▶ [Task details] Copy each line holding the string "matplotlib".

▶ [Material]
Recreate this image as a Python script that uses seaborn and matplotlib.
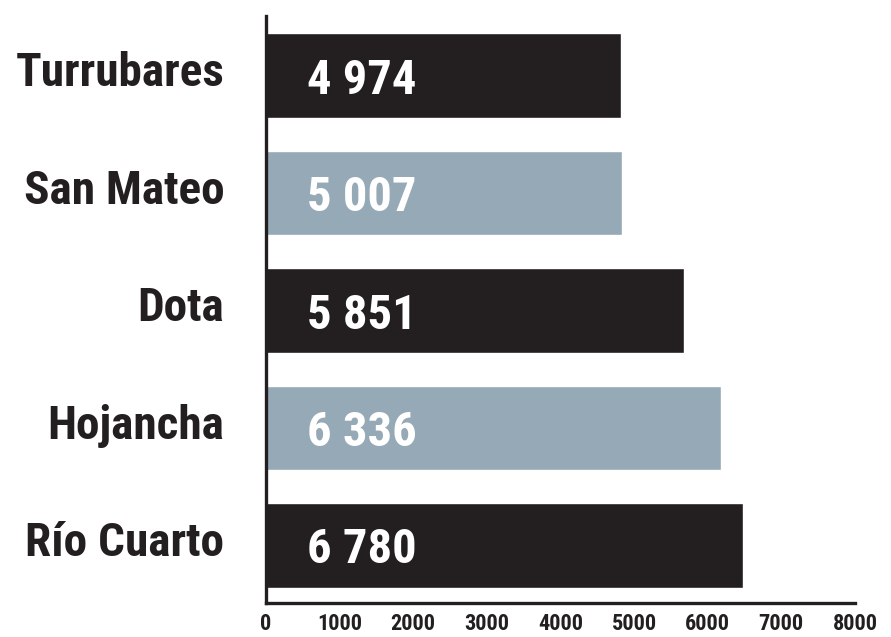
import matplotlib.pyplot as plt
import matplotlib.transforms as mtrans
import seaborn as sns
import pandas as pd

cantones = ['Turrubares', 'San Mateo', 'Dota', 'Hojancha', 'Río Cuarto']
# bar lengths as drawn in the picture
valores = [4820, 4835, 5675, 6180, 6480]
etiquetas = ['4 974', '5 007', '5 851', '6 336', '6 780']
colores = ['#231f20', '#95aab6', '#231f20', '#95aab6', '#231f20']
ticks = [0, 1000, 2000, 3000, 4000, 5000, 6000, 7000, 8000]

sns.set_style('white')
plt.rcParams['font.family'] = ['Roboto Condensed', 'DejaVu Sans']
plt.rcParams['font.weight'] = 'bold'

df = pd.DataFrame({'canton': cantones, 'valor': valores})

fig = plt.figure(figsize=(8.91, 6.37), dpi=100)
ax = fig.add_axes([0.2985, 0.0534, 0.661, 0.922])

sns.barplot(data=df, x='valor', y='canton', hue='canton', palette=colores,
            orient='h', width=0.72, legend=False, ax=ax, saturation=1)

for i, txt in enumerate(etiquetas):
    ax.text(560, i, txt, color='white', fontsize=35, fontweight='bold',
            ha='left', va='center_baseline')

ax.set_xlim(0, 8000)
ax.set_ylim(4.49, -0.51)
ax.set_xticks(ticks)
ax.set_xticklabels([str(t) for t in ticks], fontsize=16, fontweight='bold')
ax.set_xlabel('')
ax.set_ylabel('')
ax.tick_params(axis='x', direction='in', length=9.5, width=2.2, color='#231f20',
               pad=7, labelcolor='#231f20')
ax.tick_params(axis='y', length=0, pad=30, labelsize=34, labelcolor='#231f20')
shift = mtrans.ScaledTranslation(0, 5 / 72, fig.dpi_scale_trans)
for lab in ax.get_yticklabels():
    lab.set_fontweight('bold')
    lab.set_transform(lab.get_transform() + shift)

sns.despine(ax=ax, top=True, right=True)
for s in ['left', 'bottom']:
    ax.spines[s].set_linewidth(2.4)
    ax.spines[s].set_color('#231f20')

plt.savefig('out.png', dpi=100)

▶ [Task result]
Recreate this image as a Python script that uses seaborn and matplotlib.
import matplotlib.pyplot as plt
import matplotlib.transforms as mtrans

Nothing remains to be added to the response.